Kommentar
Vergesst das Billionen-Paket in Berlin - das hier ist wichtiger
Fast alle blicken in dieser Woche nach Berlin, wo es um eine Billion Euro geht, und fast niemand blickt nach Hamm, wo es um 20.000 Euro geht. Klingt logisch, könnte aber ein Fehler sein. Denn in der Stadt im Westen Deutschlands ereignet sich mindestens Erstaunliches, womöglich sogar Historisches.
Dabei erscheint die Geschichte erstmal sehr kurios: Ein Kleinbauer aus Peru hat den deutschen Energiekonzern RWE verklagt. Seine Argumentation vor dem Oberlandesgericht Hamm ist in ihrer Einfachheit von erstaunlicher Logik: Der Kohlegigant RWE trägt einen Anteil am Klimawandel - konkret ist der Konzern für 0,38 Prozent der weltweiten Treibhausgasemissionen verantwortlich. So haben es die Anwälte des Bauern errechnet. Ob dieses Anteils habe sich RWE auch an den Schutzmaßnahmen gegen die Folgen des Klimawandels am Wohnort des Bauern in Peru zu beteiligen, und zwar mit 20.000 Euro. Denn dort droht eine Flutwelle infolge der Gletscherschmelze.
Bauer aus Peru gegen RWE: Verfeuerung fossiler Brennstoffe als Akt der Gewalt?
Muss ein deutsches Unternehmen für die Folgen des Klimawandels am anderen Ende der Erde haften? Aktivisten beantworten diese Frage seit langem mit Ja.
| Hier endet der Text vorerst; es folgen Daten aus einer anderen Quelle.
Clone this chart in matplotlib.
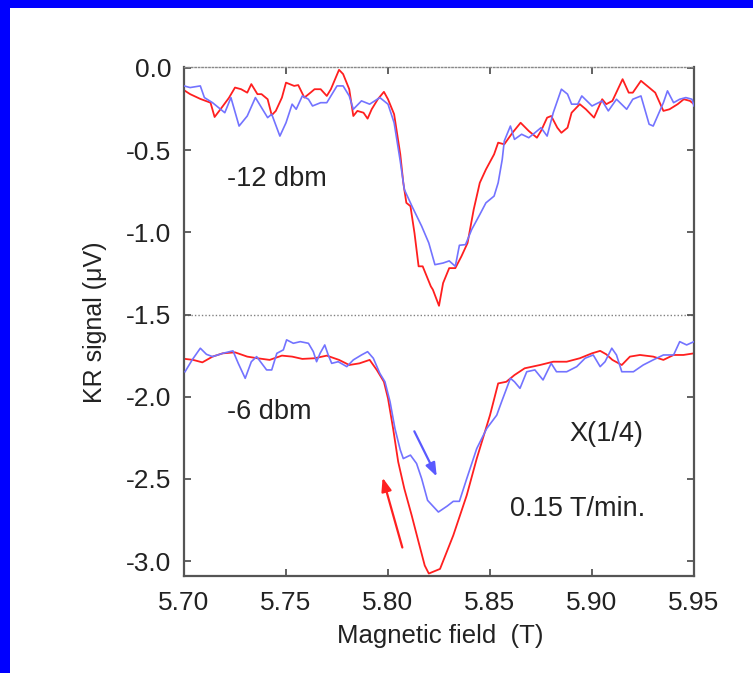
import matplotlib
matplotlib.use("Agg")
import matplotlib.pyplot as plt
from matplotlib.patches import Rectangle

plt.rcParams['font.family'] = ['Liberation Sans', 'DejaVu Sans']

# ---------------- data ----------------
red_top_x = [5.7005, 5.703, 5.708, 5.713, 5.715, 5.718, 5.722, 5.725, 5.728, 5.731, 5.733, 5.736, 5.738,
             5.741, 5.743, 5.745, 5.748, 5.750, 5.754, 5.756, 5.759, 5.762, 5.764, 5.767, 5.770, 5.772,
             5.776, 5.778, 5.781, 5.783, 5.785, 5.788, 5.790, 5.792, 5.795, 5.798, 5.800, 5.803, 5.806,
             5.8075, 5.809, 5.811, 5.813, 5.815, 5.817, 5.821, 5.822, 5.825, 5.827, 5.830, 5.833, 5.836,
             5.839, 5.842, 5.845, 5.848, 5.852, 5.854, 5.857, 5.861, 5.865, 5.869, 5.873, 5.875, 5.878,
             5.880, 5.883, 5.885, 5.888, 5.890, 5.894, 5.897, 5.901, 5.905, 5.907, 5.910, 5.915, 5.918,
             5.920, 5.924, 5.928, 5.931, 5.935, 5.938, 5.942, 5.945, 5.948, 5.950]
red_top_y = [-0.140, -0.160, -0.189, -0.212, -0.299, -0.250, -0.183, -0.120, -0.130, -0.151, -0.099, -0.160,
             -0.160, -0.191, -0.288, -0.262, -0.181, -0.090, -0.110, -0.105, -0.181, -0.151, -0.130, -0.130,
             -0.171, -0.130, -0.012, -0.038, -0.130, -0.293, -0.262, -0.273, -0.309, -0.252, -0.191, -0.146,
             -0.191, -0.282, -0.524, -0.699, -0.821, -0.841, -1.006, -1.207, -1.207, -1.329, -1.349, -1.447,
             -1.309, -1.218, -1.218, -1.146, -1.065, -0.862, -0.699, -0.618, -0.526, -0.455, -0.465, -0.395,
             -0.334, -0.384, -0.425, -0.384, -0.303, -0.293, -0.364, -0.395, -0.364, -0.273, -0.221, -0.252,
             -0.303, -0.191, -0.221, -0.201, -0.069, -0.151, -0.151, -0.079, -0.120, -0.151, -0.262, -0.252,
             -0.221, -0.191, -0.201, -0.221]

blue_top_x = [5.700, 5.703, 5.708, 5.710, 5.714, 5.720, 5.723, 5.727, 5.731, 5.735, 5.741, 5.743, 5.747,
              5.750, 5.753, 5.755, 5.758, 5.761, 5.763, 5.767, 5.770, 5.775, 5.778, 5.781, 5.783, 5.787,
              5.791, 5.796, 5.800, 5.803, 5.806, 5.808, 5.812, 5.8165, 5.820, 5.823, 5.827, 5.830, 5.833,
              5.835, 5.838, 5.841, 5.845, 5.848, 5.852, 5.854, 5.856, 5.857, 5.860, 5.862, 5.8655, 5.869,
              5.872, 5.875, 5.878, 5.881, 5.885, 5.888, 5.890, 5.893, 5.895, 5.900, 5.905, 5.908, 5.912,
              5.917, 5.920, 5.924, 5.928, 5.930, 5.935, 5.937, 5.940, 5.943, 5.946, 5.949, 5.950]
blue_top_y = [-0.110, -0.120, -0.110, -0.181, -0.212, -0.273, -0.181, -0.354, -0.293, -0.181, -0.303, -0.282,
              -0.415, -0.334, -0.221, -0.252, -0.171, -0.191, -0.232, -0.212, -0.212, -0.110, -0.110, -0.171,
              -0.252, -0.201, -0.221, -0.181, -0.221, -0.334, -0.567, -0.740, -0.848, -0.963, -1.065, -1.197,
              -1.187, -1.174, -1.207, -1.079, -1.075, -0.984, -0.892, -0.821, -0.780, -0.699, -0.557, -0.445,
              -0.354, -0.435, -0.404, -0.425, -0.395, -0.364, -0.415, -0.273, -0.130, -0.160, -0.221, -0.221,
              -0.171, -0.232, -0.201, -0.262, -0.191, -0.252, -0.191, -0.171, -0.343, -0.354, -0.212, -0.140,
              -0.212, -0.191, -0.181, -0.191, -0.232]

red_bot_x = [5.7005, 5.7045, 5.709, 5.714, 5.719, 5.725, 5.731, 5.736, 5.742, 5.748, 5.753, 5.758, 5.764,
             5.770, 5.776, 5.781, 5.786, 5.791, 5.7945, 5.798, 5.800, 5.8025, 5.805, 5.808, 5.8116, 5.815,
             5.818, 5.820, 5.8255, 5.832, 5.8386, 5.8435, 5.850, 5.854, 5.858, 5.862, 5.867, 5.8745, 5.881,
             5.8876, 5.894, 5.900, 5.904, 5.907, 5.910, 5.9146, 5.9186, 5.9235, 5.930, 5.935, 5.940, 5.9448,
             5.950]
red_bot_y = [-1.770, -1.776, -1.791, -1.756, -1.736, -1.730, -1.756, -1.766, -1.776, -1.750, -1.756, -1.770,
             -1.766, -1.750, -1.776, -1.807, -1.797, -1.776, -1.837, -1.909, -2.010, -2.193, -2.396, -2.559,
             -2.721, -2.884, -3.026, -3.075, -3.047, -2.843, -2.599, -2.376, -2.112, -1.919, -1.909, -1.868,
             -1.827, -1.807, -1.787, -1.787, -1.766, -1.736, -1.721, -1.742, -1.776, -1.807, -1.756, -1.746,
             -1.756, -1.776, -1.746, -1.746, -1.736]

blue_bot_x = [5.7005, 5.704, 5.708, 5.711, 5.714, 5.719, 5.724, 5.7266, 5.730, 5.733, 5.7356, 5.7405, 5.743,
              5.7455, 5.7487, 5.7503, 5.7536, 5.757, 5.761, 5.7634, 5.765, 5.7667, 5.769, 5.7707, 5.7724,
              5.7756, 5.7798, 5.783, 5.787, 5.790, 5.7928, 5.796, 5.7985, 5.801, 5.8034, 5.806, 5.8075,
              5.811, 5.814, 5.8165, 5.8194, 5.8247, 5.829, 5.832, 5.835, 5.8386, 5.8435, 5.8484, 5.8533,
              5.8557, 5.860, 5.862, 5.8647, 5.868, 5.872, 5.876, 5.880, 5.8826, 5.8876, 5.8925, 5.8966,
              5.9006, 5.904, 5.9064, 5.9097, 5.912, 5.9146, 5.9203, 5.9251, 5.930, 5.935, 5.940, 5.943,
              5.9464, 5.950]
blue_bot_y = [-1.848, -1.776, -1.705, -1.742, -1.756, -1.736, -1.721, -1.797, -1.888, -1.787, -1.756, -1.837,
              -1.837, -1.736, -1.715, -1.654, -1.675, -1.665, -1.675, -1.726, -1.787, -1.736, -1.685, -1.746,
              -1.797, -1.787, -1.817, -1.776, -1.746, -1.726, -1.766, -1.858, -1.909, -2.030, -2.193, -2.323,
              -2.376, -2.355, -2.406, -2.498, -2.630, -2.701, -2.665, -2.636, -2.636, -2.498, -2.315, -2.193,
              -2.112, -2.030, -1.888, -1.909, -1.949, -1.848, -1.837, -1.898, -1.797, -1.848, -1.848, -1.817,
              -1.766, -1.746, -1.817, -1.787, -1.705, -1.746, -1.848, -1.848, -1.807, -1.776, -1.746, -1.746,
              -1.665, -1.685, -1.665]

x_ticks = [5.70, 5.75, 5.80, 5.85, 5.90, 5.95]
x_tick_labels = ["5.70", "5.75", "5.80", "5.85", "5.90", "5.95"]
y_ticks = [0.0, -0.5, -1.0, -1.5, -2.0, -2.5, -3.0]
y_tick_labels = ["0.0", "-0.5", "-1.0", "-1.5", "-2.0", "-2.5", "-3.0"]

# ---------------- figure ----------------
W, H = 753, 673
fig = plt.figure(figsize=(W / 100, H / 100), dpi=100)
fig.patch.set_facecolor('white')
# blue frame (top and left bands)
fig.patches.append(Rectangle((0, 1 - 8 / H), 1, 8 / H, transform=fig.transFigure,
                             facecolor='#0000ff', edgecolor='none', zorder=0))
fig.patches.append(Rectangle((0, 0), 10 / W, 1, transform=fig.transFigure,
                             facecolor='#0000ff', edgecolor='none', zorder=0))

ax = fig.add_axes([184 / W, 1 - 576 / H, 510 / W, 509 / H])

red = '#ff1f1f'
blue = '#7373ff'
ax.plot(blue_top_x, blue_top_y, color=blue, lw=1.2, zorder=3)
ax.plot(red_top_x, red_top_y, color=red, lw=1.3, zorder=2)
ax.plot(red_bot_x, red_bot_y, color=red, lw=1.3, zorder=2)
ax.plot(blue_bot_x, blue_bot_y, color=blue, lw=1.2, zorder=3)

ax.axhline(-1.5, color='#808080', lw=1.0, ls=(0, (1, 1.5)), zorder=1)

ax.set_xlim(5.70, 5.95)
ax.set_ylim(-3.09, 0.005)
ax.set_xticks(x_ticks)
ax.set_xticklabels(x_tick_labels)
ax.set_yticks(y_ticks)
ax.set_yticklabels(y_tick_labels)

sp_col = '#555555'
for s in ['left', 'right', 'bottom']:
    ax.spines[s].set_color(sp_col)
    ax.spines[s].set_linewidth(1.6)
ax.spines['top'].set_color('#888888')
ax.spines['top'].set_linewidth(1.0)
ax.spines['top'].set_linestyle((0, (1, 1.5)))

ax.tick_params(axis='both', which='major', direction='in', length=5, width=1.3, color=sp_col,
               labelsize=19, labelcolor='#222222', top=True, right=True)
ax.tick_params(axis='x', pad=11)
ax.tick_params(axis='y', pad=9)

fig.text(95 / W, 1 - 322 / H, 'KR signal (\u03bcV)', rotation=90, ha='center', va='center',
         fontsize=18, color='#222222')
fig.text(440 / W, 1 - 636 / H, 'Magnetic field  (T)', ha='center', va='center',
         fontsize=18.5, color='#222222')

ax.text(5.721, -0.677, '-12 dbm', fontsize=19.5, va='center', ha='left', color='#222222')
ax.text(5.721, -2.09, '-6 dbm', fontsize=19.5, va='center', ha='left', color='#222222')
ax.text(5.889, -2.226, 'X(1/4)', fontsize=19.5, va='center', ha='left', color='#222222')
ax.text(5.860, -2.683, '0.15 T/min.', fontsize=19.5, va='center', ha='left', color='#222222')

ax.annotate('', xy=(5.8245, -2.50), xytext=(5.8123, -2.195),
            arrowprops=dict(arrowstyle='-|>,head_length=0.8,head_width=0.3', color='#5a5aff', lw=1.6))
ax.annotate('', xy=(5.797, -2.476), xytext=(5.8074, -2.933),
            arrowprops=dict(arrowstyle='-|>,head_length=0.8,head_width=0.3', color='#ff2020', lw=1.6))

fig.savefig('out.png', dpi=100)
Ihr umstrittener Vordenker Andreas Malm, dessen Buch "Wie man eine Pipeline in die Luft jagt" in den Kanon der Klimaliteratur eingegangen ist, führt an, die Verfeuerung fossiler Brennstoffe stelle einen Akt der Gewalt dar, eine Gewalt, die Menschen gerade im globalen Süden in Gestalt von Dürren und Überschwemmungen die Lebensgrundlagen und manchmal das Leben selbst raubt.
Das Erstaunliche: Das Oberlandesgericht Hamm hielt diese Argumentation für plausibel genug, um 2017 die Klage des peruanischen Bauern anzunehmen. Fällt auch das Urteil eines Tages zu dessen Gunsten aus, würde dieses Urteil Rechtsgeschichte schreiben - und das nicht nur in Deutschland.
Es wäre an der Zeit. Denn eine Antwort auf die vielleicht zentrale Frage der Klimakrise - warum sämtliche Fakten auf dem Tisch liegen und wir doch nicht handeln - liegt darin, dass wahlweise wir alle für diese Krise verantwortlich sein sollen oder irgendwie niemand. Was auf dasselbe herauskommt.
Und was wiederum durchaus im Interesse derer liegt, die mit fossilen Energien noch immer gut verdienen und die nichts mehr fürchten, als für das zur Verantwortung gezogen zu werden, was in ihrer Verantwortung liegt. Die jetzt aufschreien, wie es denn sein könne, dass ausgerechnet RWE (Die machen doch auch Windräder!) und ausgerechnet Deutschland (nur zwei Prozent des weltweiten CO2-Ausstoßes!) am Pranger stünden, wo doch andere (China!) viel schlimmer seien.
Es ist seit jeher das schwächste aller Argumente. Denn wer ins Feld führt, dass andere ja noch schlimmer seien, sagt wenig über diese anderen aus - und sehr viel über sich selbst. Nicht nur im Kampf gegen die Klimakrise.